From the very first line of the data to the line containing "zone_y = [64, 7.24, 0.73]", retype everything exactly, leaving the pictures behind.
[begin Provided material]
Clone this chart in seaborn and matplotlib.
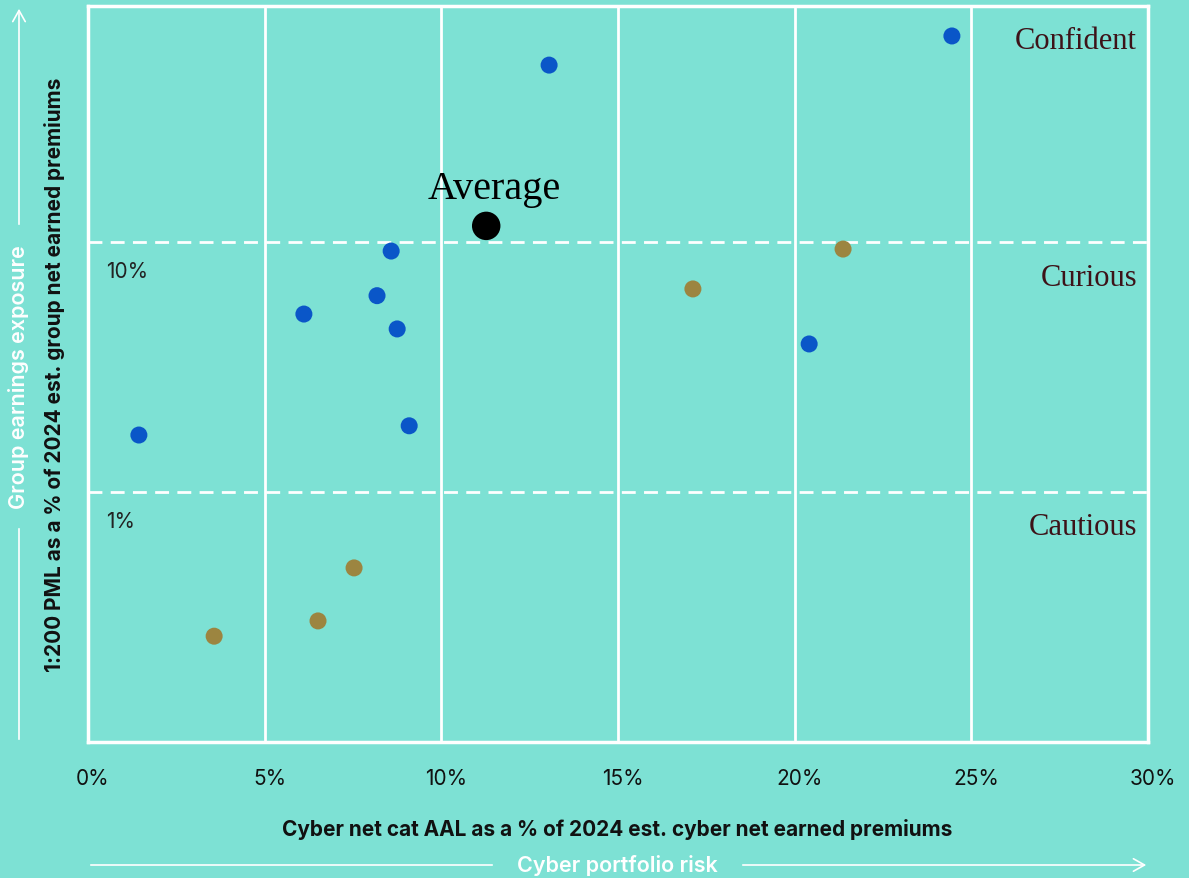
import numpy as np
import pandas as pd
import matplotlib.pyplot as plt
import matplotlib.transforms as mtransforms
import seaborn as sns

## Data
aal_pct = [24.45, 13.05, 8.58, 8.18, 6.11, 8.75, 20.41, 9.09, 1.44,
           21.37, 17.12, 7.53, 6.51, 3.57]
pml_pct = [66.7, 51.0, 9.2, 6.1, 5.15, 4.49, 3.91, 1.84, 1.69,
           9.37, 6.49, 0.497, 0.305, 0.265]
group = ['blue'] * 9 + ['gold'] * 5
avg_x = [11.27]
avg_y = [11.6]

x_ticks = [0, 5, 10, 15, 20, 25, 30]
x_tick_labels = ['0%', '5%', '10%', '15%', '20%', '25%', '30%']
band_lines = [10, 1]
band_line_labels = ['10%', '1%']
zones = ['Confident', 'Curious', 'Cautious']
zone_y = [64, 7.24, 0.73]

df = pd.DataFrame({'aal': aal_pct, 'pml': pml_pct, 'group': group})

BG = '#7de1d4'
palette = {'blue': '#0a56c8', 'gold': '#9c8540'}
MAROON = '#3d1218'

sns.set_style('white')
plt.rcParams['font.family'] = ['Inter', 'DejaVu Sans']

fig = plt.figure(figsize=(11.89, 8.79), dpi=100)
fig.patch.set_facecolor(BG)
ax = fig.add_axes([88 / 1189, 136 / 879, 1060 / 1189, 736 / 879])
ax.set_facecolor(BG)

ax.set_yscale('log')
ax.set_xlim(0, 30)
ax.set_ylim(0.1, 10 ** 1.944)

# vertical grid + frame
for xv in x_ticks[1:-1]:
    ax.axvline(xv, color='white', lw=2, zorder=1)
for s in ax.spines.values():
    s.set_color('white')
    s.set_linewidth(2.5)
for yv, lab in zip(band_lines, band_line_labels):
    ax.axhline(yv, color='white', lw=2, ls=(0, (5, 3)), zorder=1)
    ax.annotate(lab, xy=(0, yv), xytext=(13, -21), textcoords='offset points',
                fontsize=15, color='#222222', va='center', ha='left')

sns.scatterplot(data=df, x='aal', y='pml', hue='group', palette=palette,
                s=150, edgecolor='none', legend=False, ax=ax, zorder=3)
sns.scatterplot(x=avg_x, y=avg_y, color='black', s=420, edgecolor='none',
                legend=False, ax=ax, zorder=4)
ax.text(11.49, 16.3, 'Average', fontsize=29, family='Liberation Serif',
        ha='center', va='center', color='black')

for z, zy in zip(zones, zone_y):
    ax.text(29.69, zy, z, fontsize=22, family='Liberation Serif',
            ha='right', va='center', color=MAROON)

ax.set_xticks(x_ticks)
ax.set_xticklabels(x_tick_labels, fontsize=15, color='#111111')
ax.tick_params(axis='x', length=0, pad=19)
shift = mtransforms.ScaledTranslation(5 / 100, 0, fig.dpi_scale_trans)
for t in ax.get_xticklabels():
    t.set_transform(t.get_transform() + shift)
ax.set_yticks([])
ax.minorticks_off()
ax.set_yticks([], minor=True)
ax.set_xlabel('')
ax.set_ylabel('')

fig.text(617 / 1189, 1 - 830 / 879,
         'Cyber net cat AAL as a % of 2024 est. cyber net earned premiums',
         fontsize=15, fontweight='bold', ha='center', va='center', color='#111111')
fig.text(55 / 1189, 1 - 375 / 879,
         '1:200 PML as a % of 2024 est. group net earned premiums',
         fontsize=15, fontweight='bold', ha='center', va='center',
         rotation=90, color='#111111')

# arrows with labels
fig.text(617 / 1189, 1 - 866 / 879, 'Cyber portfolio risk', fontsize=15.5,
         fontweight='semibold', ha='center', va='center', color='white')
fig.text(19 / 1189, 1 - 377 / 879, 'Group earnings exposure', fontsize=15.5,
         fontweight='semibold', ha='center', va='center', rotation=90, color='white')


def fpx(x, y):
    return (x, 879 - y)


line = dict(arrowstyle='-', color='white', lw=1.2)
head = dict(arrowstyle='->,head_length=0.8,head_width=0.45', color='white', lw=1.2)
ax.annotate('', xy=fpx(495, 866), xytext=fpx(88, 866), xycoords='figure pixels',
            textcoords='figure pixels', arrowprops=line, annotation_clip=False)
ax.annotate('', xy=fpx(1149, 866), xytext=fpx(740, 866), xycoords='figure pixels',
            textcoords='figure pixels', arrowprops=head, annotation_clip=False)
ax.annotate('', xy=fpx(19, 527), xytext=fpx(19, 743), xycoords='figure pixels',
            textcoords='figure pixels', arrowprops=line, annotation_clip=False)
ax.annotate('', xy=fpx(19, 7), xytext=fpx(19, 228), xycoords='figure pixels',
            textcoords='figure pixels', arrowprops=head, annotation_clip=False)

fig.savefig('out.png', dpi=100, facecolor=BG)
[end Provided material]
Answer to this problem »
Clone this chart in seaborn and matplotlib.
import numpy as np
import pandas as pd
import matplotlib.pyplot as plt
import matplotlib.transforms as mtransforms
import seaborn as sns

## Data
aal_pct = [24.45, 13.05, 8.58, 8.18, 6.11, 8.75, 20.41, 9.09, 1.44,
           21.37, 17.12, 7.53, 6.51, 3.57]
pml_pct = [66.7, 51.0, 9.2, 6.1, 5.15, 4.49, 3.91, 1.84, 1.69,
           9.37, 6.49, 0.497, 0.305, 0.265]
group = ['blue'] * 9 + ['gold'] * 5
avg_x = [11.27]
avg_y = [11.6]

x_ticks = [0, 5, 10, 15, 20, 25, 30]
x_tick_labels = ['0%', '5%', '10%', '15%', '20%', '25%', '30%']
band_lines = [10, 1]
band_line_labels = ['10%', '1%']
zones = ['Confident', 'Curious', 'Cautious']
zone_y = [64, 7.24, 0.73]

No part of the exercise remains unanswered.